The High Cost of Insider Trading: Legal Professionals and the MNPI Game
The legal profession is often viewed as the gatekeeper of corporate secrets, but when those gatekeepers become participants in financial crimes, the systemic risk to market integrity is profound. US prosecutors have recently targeted a ring of Wall Street lawyers who allegedly aided in an insider trading scheme, highlighting a critical failure in professional ethics and the regulatory oversight of Material Non-Public Information (MNPI).
The Allegations: Law Firms as Information Hubs
In the current case, prosecutors allege that legal professionals—individuals entrusted with highly sensitive corporate data during mergers and acquisitions (M&A)—leveraged their access to facilitate insider trading. By leaking sensitive information about upcoming deals, these lawyers provided an unfair advantage to traders, undermining the fundamental principle that all market participants should have equal access to material information.
The Risk-Reward Calculus of MNPI
While the pursuit of quick profits from insider trading is tempting, the mathematical reality of the risk-reward ratio is often skewed. The upside is typically limited to the edge on a single trade or a few specific events. In contrast, the downside is catastrophic: career-ending felony charges, permanent disbarment, and significant prison time.
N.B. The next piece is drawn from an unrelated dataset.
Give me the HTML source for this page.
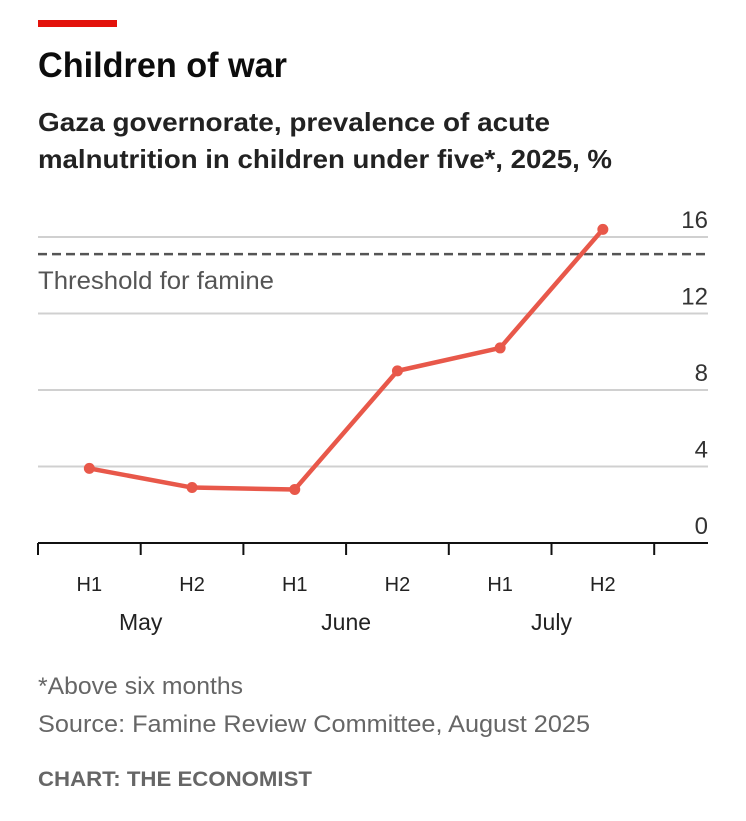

As noted by community members in discussions surrounding the case, the nature of the information used in these schemes is often a poor investment of professional capital. The SEC's EDGAR system makes a vast amount of material information freely available to the public, including 10-Ks, 8-Ks, and proxy statements. Investors who systematically analyze these public records can build durable, legal informational advantages without the risk of felony exposure.
"The MNPI game is a strictly worse deal on expected value."
Systemic Implications and the 'Pawn' Theory
Beyond the individual actors, these cases often raise questions about the broader structure of the insider trading rings. There is a frequent suspicion among observers that those caught are merely 'pawns' in a larger, more sophisticated operation. The theory suggests that the higher-level orchestrators—the 'kings'—may remain hidden while lower-level employees or associates are the ones who take the primary risk of leaking information.
This case serves as a reminder that the legal and financial sectors must maintain rigorous internal controls to prevent the leak of MNPI. When the legal counsel tasked with protecting a company's corporate secrets is the same person facilitating their leak, the market's trust in the legal framework of corporate governance is severely compromised.